The key quality: an outsize, even dysfunctional personality that must also be compelling to viewers.

That may be what separates Simpson from celebrity reality TV failures such as Roseanne (and Mike Tyson, who reportedly is pitching a self-centered reality show all over Hollywood, with no takers): the likability factor.

"Last year, Corey Feldman, people hated him, but they couldn't stop watching him," Abrego said. "Jessica Simpson, you couldn't help liking her. The best reality subject has no qualms about being out there (and says) the first thing off their mind.

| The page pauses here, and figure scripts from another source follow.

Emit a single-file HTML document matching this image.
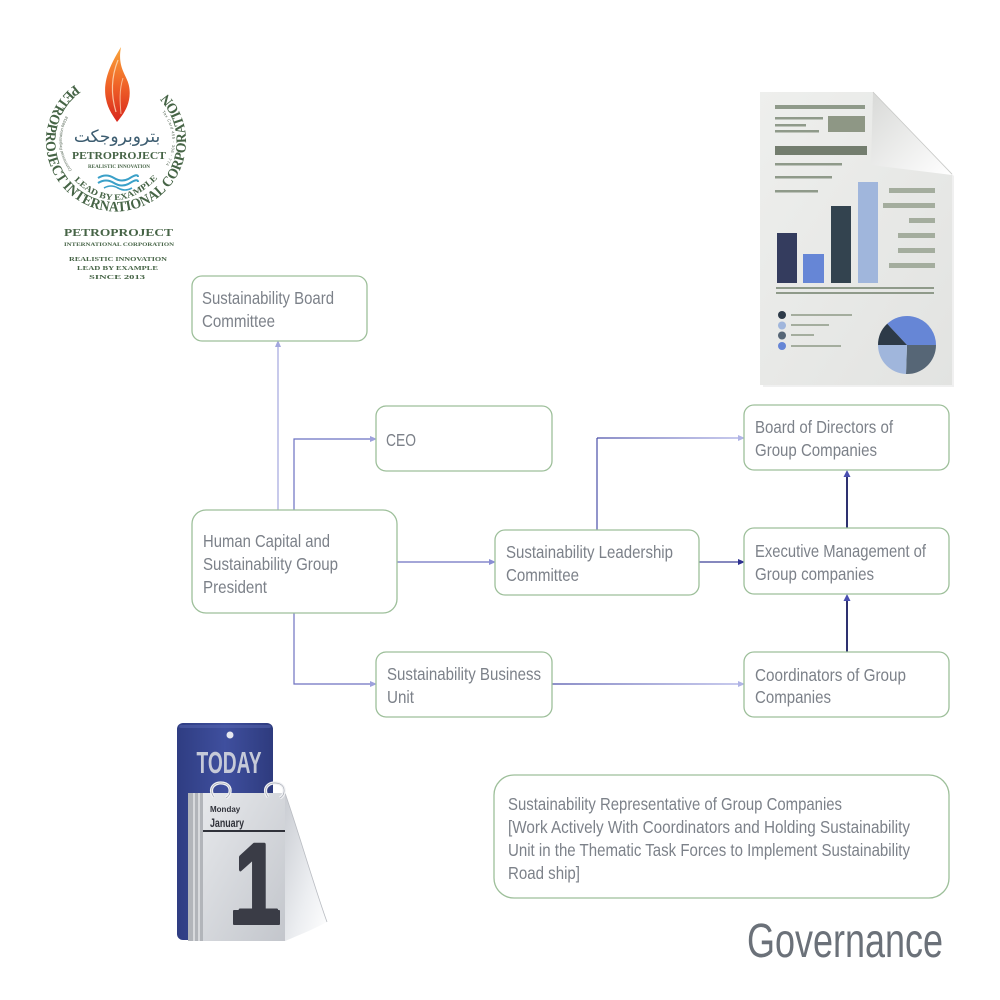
<!DOCTYPE html>
<html><head><meta charset="utf-8"><style>
html,body{margin:0;padding:0;background:#fff;}
svg{display:block;}
.t{font-family:"Liberation Sans Narrow","Liberation Sans",sans-serif;font-size:17.5px;fill:#7c8189;}
.box{fill:#fff;stroke:#9dbf9a;stroke-width:1.3;}
.lg{font-family:"Liberation Serif",serif;font-weight:bold;fill:#466446;}
</style></head><body>
<svg width="1000" height="1000" viewBox="0 0 1000 1000" xmlns="http://www.w3.org/2000/svg">
<defs>
<linearGradient id="flame" x1="0" y1="0" x2="0" y2="1">
<stop offset="0" stop-color="#f9a43a"/><stop offset="0.5" stop-color="#f06428"/><stop offset="1" stop-color="#d8261c"/>
</linearGradient>
<linearGradient id="gTop" gradientUnits="userSpaceOnUse" x1="597" y1="0" x2="744" y2="0">
<stop offset="0" stop-color="#4a4ea8"/><stop offset="1" stop-color="#a8ace4"/>
</linearGradient>
<linearGradient id="gBot" gradientUnits="userSpaceOnUse" x1="552" y1="0" x2="744" y2="0">
<stop offset="0" stop-color="#4a4ea8"/><stop offset="1" stop-color="#a8ace4"/>
</linearGradient>
<linearGradient id="board" x1="0" y1="0" x2="1" y2="0">
<stop offset="0" stop-color="#2f3d82"/><stop offset="0.5" stop-color="#3f4f9e"/><stop offset="1" stop-color="#2e3b7e"/>
</linearGradient>
<linearGradient id="page" x1="0" y1="0" x2="1" y2="1">
<stop offset="0" stop-color="#e6e8eb"/><stop offset="1" stop-color="#c3c6cc"/>
</linearGradient>
<linearGradient id="curl" x1="0" y1="0" x2="1" y2="1">
<stop offset="0" stop-color="#c9ccd2"/><stop offset="0.6" stop-color="#eceef1"/><stop offset="1" stop-color="#ffffff"/>
</linearGradient>
<linearGradient id="doc" x1="0" y1="0" x2="1" y2="1">
<stop offset="0" stop-color="#eeefed"/><stop offset="1" stop-color="#e2e3e1"/>
</linearGradient>
<linearGradient id="flap" x1="0" y1="0" x2="1" y2="1">
<stop offset="0" stop-color="#d8d9d7"/><stop offset="1" stop-color="#ffffff"/>
</linearGradient>
<path id="arcOuter" d="M74.9,84.8 A70,70 0 1 0 157.1,84.8"/>
<path id="arcLead" d="M74,180 Q116,222 160,176"/>
<path id="arcL" d="M72,170 A46,46 0 0 1 72,112"/>
<path id="arcR" d="M162,112 A46,46 0 0 1 162,170"/>
</defs>

<!-- ===== LOGO ===== -->
<path d="M121,47 C112,62 102,80 106,99 C108,110 114,117 117,122 C125,113 132,101 129,86 C127,75 117,68 121,47 Z" fill="url(#flame)"/>
<path d="M118,60 C112,75 110,92 116,112" stroke="#fde0c0" stroke-width="1.2" fill="none" opacity="0.8"/>
<path d="M123,78 C119,90 120,103 121,114" stroke="#fde0c0" stroke-width="1" fill="none" opacity="0.7"/>
<text class="lg" font-size="14.5"><textPath href="#arcOuter" textLength="338" lengthAdjust="spacingAndGlyphs">PETROPROJECT INTERNATIONAL CORPORATION</textPath></text>
<text font-family="DejaVu Sans,sans-serif" font-size="17" fill="#3c5c70" x="117" y="142" text-anchor="middle">بتروبروجكت</text>
<text class="lg" font-size="10.5" x="119" y="159" text-anchor="middle" textLength="94" lengthAdjust="spacingAndGlyphs">PETROPROJECT</text>
<text class="lg" font-size="5" x="119" y="168" text-anchor="middle" textLength="62" lengthAdjust="spacingAndGlyphs">REALISTIC INNOVATION</text>
<path d="M98,178 q8,-5 16,0 t16,0 t8,-1" stroke="#3aa0c8" stroke-width="2" fill="none"/>
<path d="M98,183 q8,-5 16,0 t16,0 t8,-1" stroke="#3aa0c8" stroke-width="2" fill="none"/>
<path d="M104,188 q7,-4 14,0 t14,0" stroke="#3aa0c8" stroke-width="1.6" fill="none"/>
<text class="lg" font-size="8.5"><textPath href="#arcLead" textLength="96" lengthAdjust="spacingAndGlyphs">LEAD BY EXAMPLE</textPath></text>
<text font-family="Liberation Sans,sans-serif" font-size="4" fill="#556655"><textPath href="#arcL" textLength="56">Commercial Registration 68918</textPath></text>
<text font-family="Liberation Sans,sans-serif" font-size="4" fill="#556655"><textPath href="#arcR" textLength="56">Tax Card 455 - 306 - 774</textPath></text>

<text class="lg" font-size="10.5" x="118.5" y="236" text-anchor="middle" textLength="109" lengthAdjust="spacingAndGlyphs">PETROPROJECT</text>
<text class="lg" font-size="5.5" x="119" y="246" text-anchor="middle" textLength="110" lengthAdjust="spacingAndGlyphs" font-weight="normal">INTERNATIONAL CORPORATION</text>
<text class="lg" font-size="6.5" x="118" y="261" text-anchor="middle" textLength="98" lengthAdjust="spacingAndGlyphs" font-weight="normal">REALISTIC INNOVATION</text>
<text class="lg" font-size="6.5" x="117.5" y="270" text-anchor="middle" textLength="81" lengthAdjust="spacingAndGlyphs" font-weight="normal">LEAD BY EXAMPLE</text>
<text class="lg" font-size="6.5" x="117" y="279" text-anchor="middle" textLength="56" lengthAdjust="spacingAndGlyphs" font-weight="normal">SINCE 2013</text>

<!-- ===== DOCUMENT ILLUSTRATION ===== -->
<path d="M761,93 L873,92 L952,174 L952,385 L761,385 Z" fill="#000" opacity="0.06" transform="translate(2,2)"/>
<path d="M760,92 L873,92 L952,174 L952,385 L760,385 Z" fill="url(#doc)"/>
<path d="M873,92 L871,165 L952,175 Z" fill="url(#flap)"/>
<path d="M873,92 L952,174" stroke="#c8c9c7" stroke-width="0.8"/>
<g fill="#8f9a8a">
<rect x="775" y="105" width="90" height="4"/>
<rect x="775" y="117" width="48" height="2.5"/>
<rect x="775" y="124" width="31" height="2.5"/>
<rect x="775" y="130" width="44" height="2.5"/>
<rect x="828" y="116" width="37" height="16" fill="#8e9785"/>
<rect x="775" y="146" width="92" height="9" fill="#737d6e"/>
<rect x="775" y="163" width="67" height="2.5"/>
<rect x="775" y="176" width="57" height="2.5"/>
<rect x="775" y="190" width="43" height="2.5"/>
<rect x="776" y="287" width="158" height="2"/>
<rect x="776" y="292" width="158" height="2"/>
</g>
<rect x="777" y="233" width="20" height="50" fill="#343c5e"/>
<rect x="803" y="254" width="21" height="29" fill="#6686d6"/>
<rect x="831" y="206" width="20" height="77" fill="#33434f"/>
<rect x="858" y="182" width="20" height="101" fill="#a0b6dc"/>
<g fill="#a4ad9e">
<rect x="889" y="188" width="46" height="5"/>
<rect x="883" y="203" width="52" height="5"/>
<rect x="909" y="218" width="26" height="5"/>
<rect x="898" y="233" width="37" height="5"/>
<rect x="898" y="248" width="37" height="5"/>
<rect x="889" y="263" width="46" height="5"/>
<rect x="791" y="314" width="61" height="2"/>
<rect x="791" y="324" width="38" height="2"/>
<rect x="791" y="334" width="23" height="2"/>
<rect x="791" y="345" width="50" height="2"/>
</g>
<circle cx="782" cy="315" r="4" fill="#2d3a48"/>
<circle cx="782" cy="325.5" r="4" fill="#a0b6dc"/>
<circle cx="782" cy="335.5" r="4" fill="#566676"/>
<circle cx="782" cy="346" r="4" fill="#6686d6"/>
<path d="M907,345 L887.2,323.8 A29,29 0 0 1 936,345 Z" fill="#6686d6"/>
<path d="M907,345 L936,345 A29,29 0 0 1 906,374 Z" fill="#566676"/>
<path d="M907,345 L906,374 A29,29 0 0 1 878,345 Z" fill="#a0b6dc"/>
<path d="M907,345 L878,345 A29,29 0 0 1 887.2,323.8 Z" fill="#2d3a48"/>

<!-- ===== CALENDAR ===== -->
<rect x="177" y="723" width="96" height="217" rx="6" fill="url(#board)"/>
<rect x="179" y="725" width="92" height="3" rx="2" fill="#5566b0" opacity="0.5"/>
<circle cx="230" cy="735" r="3.5" fill="#e6e8f0"/>
<text x="229" y="773" text-anchor="middle" font-family="Liberation Sans Narrow,Liberation Sans,sans-serif" font-weight="bold" font-size="31" fill="#c6cad8" textLength="65" lengthAdjust="spacingAndGlyphs">TODAY</text>
<rect x="188" y="793" width="97" height="148" fill="#c8cbd0"/>
<rect x="188" y="793" width="15" height="148" fill="#b2b5ba"/>
<rect x="193" y="793" width="2" height="148" fill="#d8dadd"/>
<rect x="198" y="793" width="2" height="148" fill="#d8dadd"/>
<rect x="203" y="793" width="82" height="148" fill="url(#page)"/>
<path d="M285,793 C298,830 312,880 327,922 C312,930 297,936 285,941 Z" fill="url(#curl)"/>
<path d="M285,793 C298,830 312,880 327,922" stroke="#b9bcc2" stroke-width="0.8" fill="none"/>
<path d="M214,797 C207,788 216,780 226,784 C232,787 231,795 226,798" stroke="#f0f1f4" stroke-width="3.2" fill="none"/>
<path d="M214,797 C207,788 216,780 226,784 C232,787 231,795 226,798" stroke="#9ea2ab" stroke-width="0.6" fill="none"/>
<path d="M268,797 C261,788 270,780 280,784 C286,787 285,795 280,798" stroke="#f0f1f4" stroke-width="3.2" fill="none"/>
<path d="M268,797 C261,788 270,780 280,784 C286,787 285,795 280,798" stroke="#9ea2ab" stroke-width="0.6" fill="none"/>
<text x="210" y="812" font-family="Liberation Sans Narrow,Liberation Sans,sans-serif" font-weight="bold" font-size="8" fill="#30323a">Monday</text>
<text x="210" y="827" font-family="Liberation Sans Narrow,Liberation Sans,sans-serif" font-weight="bold" font-size="12" fill="#30323a" textLength="34" lengthAdjust="spacingAndGlyphs">January</text>
<rect x="203" y="830" width="82" height="2" fill="#30323a"/>
<text x="257" y="922" text-anchor="middle" font-family="Liberation Sans,sans-serif" font-weight="bold" font-size="112" fill="#3a3c46" stroke="#3a3c46" stroke-width="4" stroke-linejoin="round" textLength="44" lengthAdjust="spacingAndGlyphs">1</text>
<rect x="233" y="910" width="47" height="15" rx="1" fill="#3a3c46"/>

<!-- ===== CONNECTORS ===== -->
<g fill="none" stroke-width="1.2">
<path d="M278,510 V345" stroke="#a3a7de"/>
<path d="M294,510 V439 H371" stroke="#6b70c2"/>
<path d="M397,562 H490" stroke="#6e72c0"/>
<path d="M294,613 V684 H371" stroke="#6e72c0"/>
<path d="M597,530 V438" stroke="#4a4ea8"/>
<path d="M597,438 H739" stroke="url(#gTop)"/>
<path d="M552,684 H739" stroke="url(#gBot)"/>
<path d="M699,562 H739" stroke="#3e4298"/>
<path d="M847,528 V476" stroke="#2e3170" stroke-width="2"/>
<path d="M847,652 V600" stroke="#2e3170" stroke-width="2"/>
</g>
<g>
<polygon points="278,340 275,347 281,347" fill="#a3a7de"/>
<polygon points="377,439 370,436 370,442" fill="#9da1dc"/>
<polygon points="496,562 489,559 489,565" fill="#8a8ed4"/>
<polygon points="377,684 370,681 370,687" fill="#9da1dc"/>
<polygon points="745,438 738,435 738,441" fill="#b0b4e6"/>
<polygon points="745,562 738,559 738,565" fill="#2e3190"/>
<polygon points="745,684 738,681 738,687" fill="#b0b4e6"/>
<polygon points="847,470 843.5,477 850.5,477" fill="#4a4fb0"/>
<polygon points="847,594 843.5,601 850.5,601" fill="#4a4fb0"/>
</g>

<!-- ===== BOXES ===== -->
<rect class="box" x="192" y="276" width="175" height="65" rx="10"/>
<rect class="box" x="376" y="406" width="176" height="65" rx="10"/>
<rect class="box" x="192" y="510" width="205" height="103" rx="14"/>
<rect class="box" x="495" y="530" width="204" height="65" rx="10"/>
<rect class="box" x="744" y="405" width="205" height="65" rx="10"/>
<rect class="box" x="744" y="528" width="205" height="66" rx="10"/>
<rect class="box" x="744" y="652" width="205" height="65" rx="10"/>
<rect class="box" x="376" y="652" width="176" height="65" rx="10"/>
<rect class="box" x="494" y="775" width="455" height="123" rx="20"/>

<!-- ===== LABELS ===== -->
<text class="t" x="202" y="304" textLength="132" lengthAdjust="spacingAndGlyphs">Sustainability Board</text>
<text class="t" x="202" y="327" textLength="73" lengthAdjust="spacingAndGlyphs">Committee</text>
<text class="t" x="386" y="446" textLength="30" lengthAdjust="spacingAndGlyphs">CEO</text>
<text class="t" x="203" y="547" textLength="127" lengthAdjust="spacingAndGlyphs">Human Capital and</text>
<text class="t" x="203" y="570" textLength="135" lengthAdjust="spacingAndGlyphs">Sustainability Group</text>
<text class="t" x="203" y="593" textLength="64" lengthAdjust="spacingAndGlyphs">President</text>
<text class="t" x="506" y="558" textLength="167" lengthAdjust="spacingAndGlyphs">Sustainability Leadership</text>
<text class="t" x="506" y="581" textLength="73" lengthAdjust="spacingAndGlyphs">Committee</text>
<text class="t" x="755" y="433" textLength="138" lengthAdjust="spacingAndGlyphs">Board of Directors of</text>
<text class="t" x="755" y="456" textLength="122" lengthAdjust="spacingAndGlyphs">Group Companies</text>
<text class="t" x="755" y="557" textLength="171" lengthAdjust="spacingAndGlyphs">Executive Management of</text>
<text class="t" x="755" y="580" textLength="119" lengthAdjust="spacingAndGlyphs">Group companies</text>
<text class="t" x="755" y="681" textLength="151" lengthAdjust="spacingAndGlyphs">Coordinators of Group</text>
<text class="t" x="755" y="703" textLength="76" lengthAdjust="spacingAndGlyphs">Companies</text>
<text class="t" x="387" y="680" textLength="154" lengthAdjust="spacingAndGlyphs">Sustainability Business</text>
<text class="t" x="387" y="703" textLength="27" lengthAdjust="spacingAndGlyphs">Unit</text>
<text class="t" x="508" y="810" font-size="17" textLength="334" lengthAdjust="spacingAndGlyphs">Sustainability Representative of Group Companies</text>
<text class="t" x="508" y="833" font-size="17" textLength="402" lengthAdjust="spacingAndGlyphs">[Work Actively With Coordinators and Holding Sustainability</text>
<text class="t" x="508" y="856" font-size="17" textLength="402" lengthAdjust="spacingAndGlyphs">Unit in the Thematic Task Forces to Implement Sustainability</text>
<text class="t" x="508" y="879" font-size="17" textLength="72" lengthAdjust="spacingAndGlyphs">Road ship]</text>
<text x="747" y="957" font-family="Liberation Sans Narrow,Liberation Sans,sans-serif" font-size="48" fill="#6b7179" textLength="196" lengthAdjust="spacingAndGlyphs">Governance</text>
</svg>
</body></html>
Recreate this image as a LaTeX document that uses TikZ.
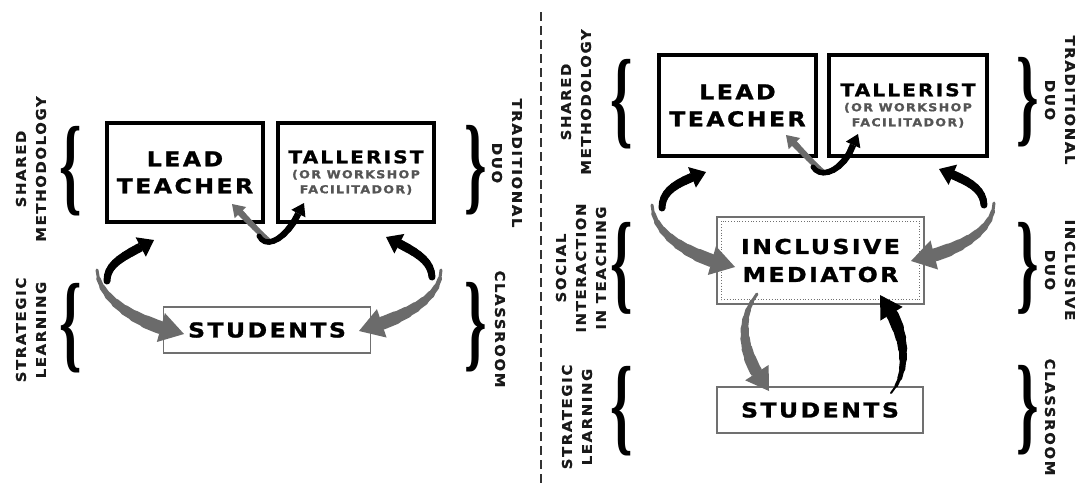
\documentclass[tikz,border=0pt]{standalone}
\usepackage{fontspec}
\usepackage{graphicx}
\usetikzlibrary{arrows.meta,calc}
\newfontfamily\boxfont{DejaVu Sans}[FakeStretch=1.15,LetterSpace=12,FakeBold=1.2]
\newfontfamily\lblfont{DejaVu Sans}[FakeStretch=1.1,LetterSpace=12,FakeBold=0.8]
\newfontfamily\bracefont{Liberation Serif}
\definecolor{agray}{HTML}{6B6B6B}
\definecolor{sgray}{HTML}{555555}
\definecolor{bgray}{HTML}{707070}
\newcommand\mylbrace[1]{\scalebox{1}[#1]{\bracefont\bfseries\fontsize{57}{57}\selectfont\{}}
\newcommand\myrbrace[1]{\scalebox{1}[#1]{\bracefont\bfseries\fontsize{57}{57}\selectfont\}}}
% tapered curved arrow: colour, start, control 1, control 2, end, tail width, body width, tip options
\newcommand\taparrow[8]{%
  \path #2 .. controls #3 and #4 .. #5
    coordinate[pos=0] (t0) coordinate[pos=0.1] (t1) coordinate[pos=0.2] (t2)
    coordinate[pos=0.3] (t3) coordinate[pos=0.4] (t4) coordinate[pos=0.5] (t5)
    coordinate[pos=0.6] (t6) coordinate[pos=0.7] (t7) coordinate[pos=0.8] (t8);
  \foreach \i in {0,...,7}{%
    \pgfmathsetmacro\w{#6+(#7-#6)*\i/7}%
    \pgfmathtruncatemacro\j{\i+1}%
    \draw[#1, line width=\w pt, line cap=round] (t\i) -- (t\j);
  }%
  \draw[#1, line width=#7pt, -{Triangle[#8,line width=0pt]}] (t8) -- #5;
}
\begin{document}
\begin{tikzpicture}[x=1pt,y=-1pt,
  bigbox/.style={draw=black, line width=3.5pt, minimum width=156pt, minimum height=99pt,
    inner sep=0pt, align=center, font=\boxfont\bfseries\fontsize{20.5}{27}\selectfont},
  tallbox/.style={bigbox, text=sgray, font=\boxfont\bfseries\fontsize{11}{15}\selectfont},
  stubox/.style={draw=bgray, line width=1.2pt, minimum width=207pt, minimum height=46pt,
    inner sep=0pt, font=\boxfont\bfseries\fontsize{20.5}{27}\selectfont},
  medbox/.style={draw=bgray, line width=1.4pt, minimum width=207pt, minimum height=87pt,
    inner sep=0pt, align=center, font=\boxfont\bfseries\fontsize{20.5}{28}\selectfont},
  lbl/.style={font=\lblfont\bfseries\fontsize{13.5}{20}\selectfont, align=center,
    inner sep=0pt, text=black!90},
  lblL/.style={lbl, rotate=90},
  lblR/.style={lbl, rotate=-90},
  brc/.style={inner sep=0pt}]
\useasboundingbox[fill=white] (0,0) rectangle (1081,485);

% ---------- left panel ----------
\node[bigbox] (leadA) at (185,172.5) {LEAD\\TEACHER};
\node[tallbox] (tallA) at (356,172.5) {{\fontsize{17.5}{15}\selectfont\color{black}TALLERIST}\\(OR WORKSHOP\\FACILITADOR)};
\node[stubox] (stuA) at (267,330) {STUDENTS};

\node[brc] (bA1) at (71,171) {\mylbrace{1.9}};
\node[brc] (bA2) at (71,328) {\mylbrace{1.9}};
\node[brc] (bA3) at (476,170) {\myrbrace{1.9}};
\node[brc] (bA4) at (476,327) {\myrbrace{1.9}};

\node[lblL] (lA1) at (31,169) {SHARED\\METHODOLOGY};
\node[lblL] (lA2) at (31,330) {STRATEGIC\\LEARNING};
\node[lblR] (lA3) at (507,163) {TRADITIONAL\\DUO};
\node[lblR] (lA4) at (500,329) {CLASSROOM};

\coordinate (a1s) at (107,281); \coordinate (a1e) at (154,240);
\coordinate (a2s) at (97,270);  \coordinate (a2e) at (184,334);
\coordinate (a3s) at (432,277); \coordinate (a3e) at (386,237);
\coordinate (a4s) at (441,270); \coordinate (a4e) at (359,331);
\coordinate (a5s) at (268,240); \coordinate (a5e) at (232,204);
\coordinate (a6s) at (259,236); \coordinate (a6e) at (304,203);

\taparrow{agray}{(a2s)}{(98,300)}{(140,325)}{(a2e)}{3}{13}{length=24pt,width=30pt}
\taparrow{black}{(a1s)}{(107,263)}{(124,256)}{(a1e)}{7}{9}{length=15pt,width=22pt}
\taparrow{agray}{(a4s)}{(441,300)}{(402,318)}{(a4e)}{3}{13}{length=24pt,width=30pt}
\taparrow{black}{(a3s)}{(431,259)}{(414,251)}{(a3e)}{7}{9}{length=15pt,width=22pt}
\taparrow{agray}{(a5s)}{(258,232)}{(244,216)}{(a5e)}{5}{6.5}{length=12pt,width=16pt}
\taparrow{black}{(a6s)}{(266,250)}{(288,240)}{(a6e)}{5}{6.5}{length=12pt,width=16pt}

% ---------- divider ----------
\coordinate (divT) at (541,12); \coordinate (divB) at (541,485);
\draw[line width=1.8pt, dash pattern=on 9pt off 5pt, black!80] (divT) -- (divB);

% ---------- right panel ----------
\node[bigbox, minimum width=157pt, minimum height=101pt] (leadB) at (737.5,105.5) {LEAD\\TEACHER};
\node[tallbox, minimum width=158pt, minimum height=101pt] (tallB) at (908,105.5) {{\fontsize{17.5}{15}\selectfont\color{black}TALLERIST}\\(OR WORKSHOP\\FACILITADOR)};
\node[medbox] (medB) at (820.5,260.5) {INCLUSIVE\\MEDIATOR};
\draw[bgray, line width=0.8pt, dotted] ($(medB.north west)+(5,5)$) rectangle ($(medB.south east)+(-5,-5)$);
\node[stubox, minimum width=206pt] (stuB) at (820,410) {STUDENTS};

\node[brc] (bB1) at (622,104) {\mylbrace{1.9}};
\node[brc] (bB2) at (622,268) {\mylbrace{1.95}};
\node[brc] (bB3) at (622,411) {\mylbrace{1.9}};
\node[brc] (bB4) at (1028,102) {\myrbrace{1.9}};
\node[brc] (bB5) at (1028,268) {\myrbrace{1.95}};
\node[brc] (bB6) at (1028,410) {\myrbrace{1.9}};

\node[lblL] (lB1) at (576,102) {SHARED\\METHODOLOGY};
\node[lblL] (lB2) at (581,268) {SOCIAL\\INTERACTION\\IN TEACHING};
\node[lblL] (lB3) at (577,417) {STRATEGIC\\LEARNING};
\node[lblR] (lB4) at (1060,100) {TRADITIONAL\\DUO};
\node[lblR] (lB5) at (1060,270) {INCLUSIVE\\DUO};
\node[lblR] (lB6) at (1050,417) {CLASSROOM};

\coordinate (b1s) at (662,208); \coordinate (b1e) at (706,172);
\coordinate (b2s) at (652,205); \coordinate (b2e) at (735,267);
\coordinate (b3s) at (984,205); \coordinate (b3e) at (939,169);
\coordinate (b4s) at (994,203); \coordinate (b4e) at (911,261);
\coordinate (b5s) at (822,171); \coordinate (b5e) at (786,135);
\coordinate (b6s) at (813,167); \coordinate (b6e) at (858,134);
\coordinate (b7s) at (757,294); \coordinate (b7e) at (769,391);
\coordinate (b8s) at (891,393); \coordinate (b8e) at (880,295);

\taparrow{agray}{(b2s)}{(653,235)}{(692,258)}{(b2e)}{3}{13}{length=24pt,width=30pt}
\taparrow{black}{(b1s)}{(662,190)}{(678,182)}{(b1e)}{7}{9}{length=15pt,width=22pt}
\taparrow{agray}{(b4s)}{(994,232)}{(956,252)}{(b4e)}{3}{13}{length=24pt,width=30pt}
\taparrow{black}{(b3s)}{(983,187)}{(966,180)}{(b3e)}{7}{9}{length=15pt,width=22pt}
\taparrow{agray}{(b5s)}{(812,163)}{(798,147)}{(b5e)}{5}{6.5}{length=12pt,width=16pt}
\taparrow{black}{(b6s)}{(820,179)}{(845,174)}{(b6e)}{5}{6.5}{length=12pt,width=16pt}
\taparrow{agray}{(b7s)}{(738,318)}{(740,355)}{(b7e)}{3}{12}{length=22pt,width=28pt}
\taparrow{black}{(b8s)}{(910,372)}{(907,330)}{(b8e)}{2}{12}{length=22pt,width=26pt}
\end{tikzpicture}
\end{document}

And though it's obvious regular people will do anything to be on TV . . . any celebrity worth their salt also truly wants to be on TV."

That's partially how The Simple Life producers explain their success in luring Hilton and Richie to their production, which filmed in April, before Simpson's show debuted.

"Basically, our line to them was that we wanted to do an updated version of (I Love Lucy's) Lucy and Ethel . . . (friends) who get themselves in crazy situations," said Jonathan Murray, co-founder of Real World creator Bunim-Murray Productions, which is also producing Surreal Life. "We had to convince them this would be well-meaning and comedic. Certainly, Paris didn't need to do this for the money."

Still, as an aspiring model and singer, Hilton had to be aware of the career bounce that could come from prime-time TV (her momentum has since been blunted by the Internet release of a video showing her having sex with an old boyfriend, prompting the 22-year-old to cancel a raft of recent interviews).

In the end, such shows may be a Faustian bargain for the celebrities involved: trading a measure of self-respect and any pretense of smarts for a higher profile and the career opportunities sure to follow.

"This is only going to get bigger," Surreal Life's Abrego said. "It's the culture for us now. I grew up watching the Real World and Road Rules, and it's not that much of a stretch to what they're doing now."

At a glance

The Simple Life debuts at 8:30 tonight and Wednesday on WTVT-Ch. 13. Grade: B-.